A very different kind of backing was provided in October 1922 by the arrival in the Nazi Party, with his followers in Nuremberg, of Julius Streicher, another ex-soldier, sporting, like Hitler, the Iron Cross, and a founder-member of the German-Socialist Party after the war. Impressed by Hitler’s progress, Streicher brought so many supporters into the Nazi Party that it virtually doubled in size overnight. Protestant Franconia was an ideal recruiting-ground for Nazism, with its resentful peasantry, its susceptibility to the appeal of antisemitism and the absence of any dominant established political party. Streicher’s accession extended the Party’s influence significantly further northwards. But in acquiring Streicher, the Party also acquired a vicious antisemite whose extreme hatred of the Jews matched even Hitler’s, and a man of violence who carried a heavy whip in public and personally beat up his helpless opponents once he had achieved a position of power. In 1923 Streicher founded a sensational popular newspaper,
The Stormer (Der Stürmer),
which rapidly established itself as the place where screaming headlines introduced the most rabid attacks on Jews, full of sexual innuendo, racist caricatures, made-up accusations of ritual murder and titillating, semi-pornographic stories of Jewish men seducing innocent German girls. So extreme was the paper, and so obviously obsessive was its brutish-looking, shaven-headed editor, that Streicher never acquired a great deal of influence within the movement, whose leaders regarded him with some distaste, and the paper was even banned for a period under the Third Reich.

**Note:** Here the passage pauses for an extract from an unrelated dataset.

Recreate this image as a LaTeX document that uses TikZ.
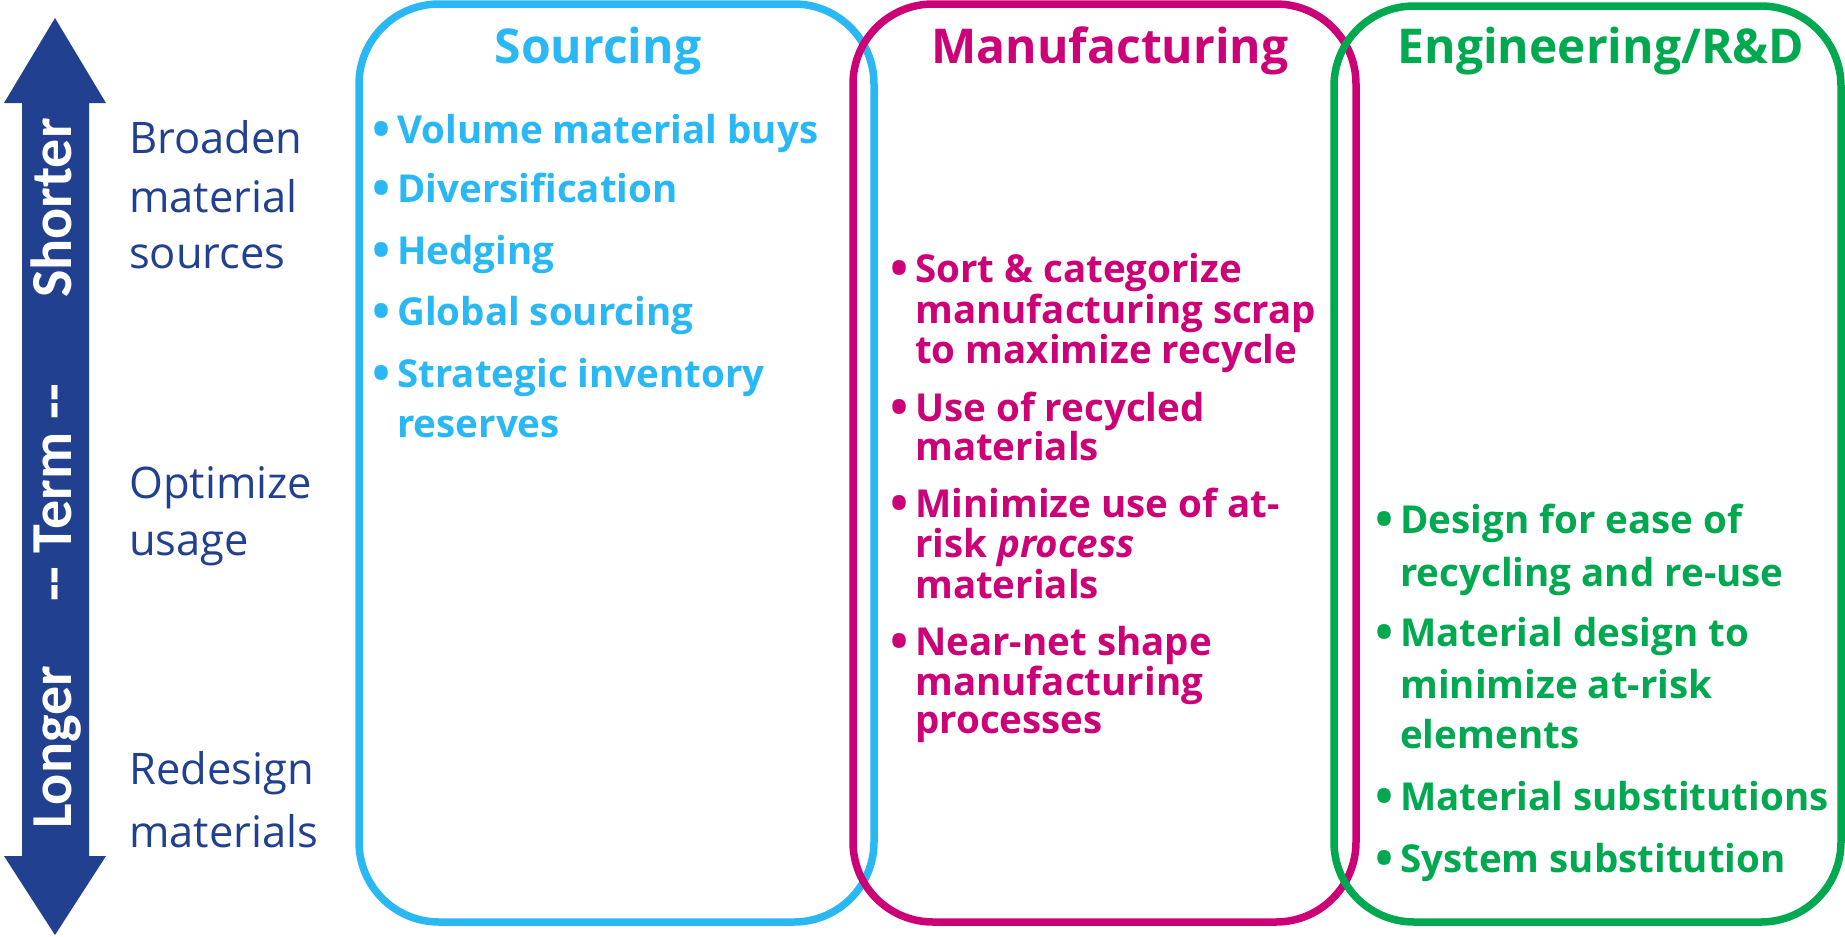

Yet Streicher was not just a thug. A former schoolteacher, he was also a poet whose lyrics have been described as ‘quite attractive’, and, like Hitler, he painted watercolours, though in his case only as a hobby. Streicher, too, fancied himself as an artist; he was not without education, he was a professional journalist and was also, therefore, in a sense, a bohemian like Hitler. His ideas, though expressed in an extreme form, were not particularly unusual in the right-wing circles of the day, and owed a lot, as he himself acknowledged, to the influence of prewar German antisemitism, particularly Theodor Fritsch. And Streicher’s antisemitism was in no sense on the outer fringe of the Nazi movement. Hitler, indeed, later commented that Streicher, in a way,
‘idealised
the Jew. The Jew is baser, fiercer, more diabolical than Streicher depicted him.’ He may not have been an effective administrator, Hitler conceded, and his sexual appetite led him into all kinds of trouble, but Hitler always remained loyal to him. At times, when it was important for Nazism to present a respectable face,
The Stormer
could be an embarrassment; but only as a matter of tactics, never as an issue of principle or belief.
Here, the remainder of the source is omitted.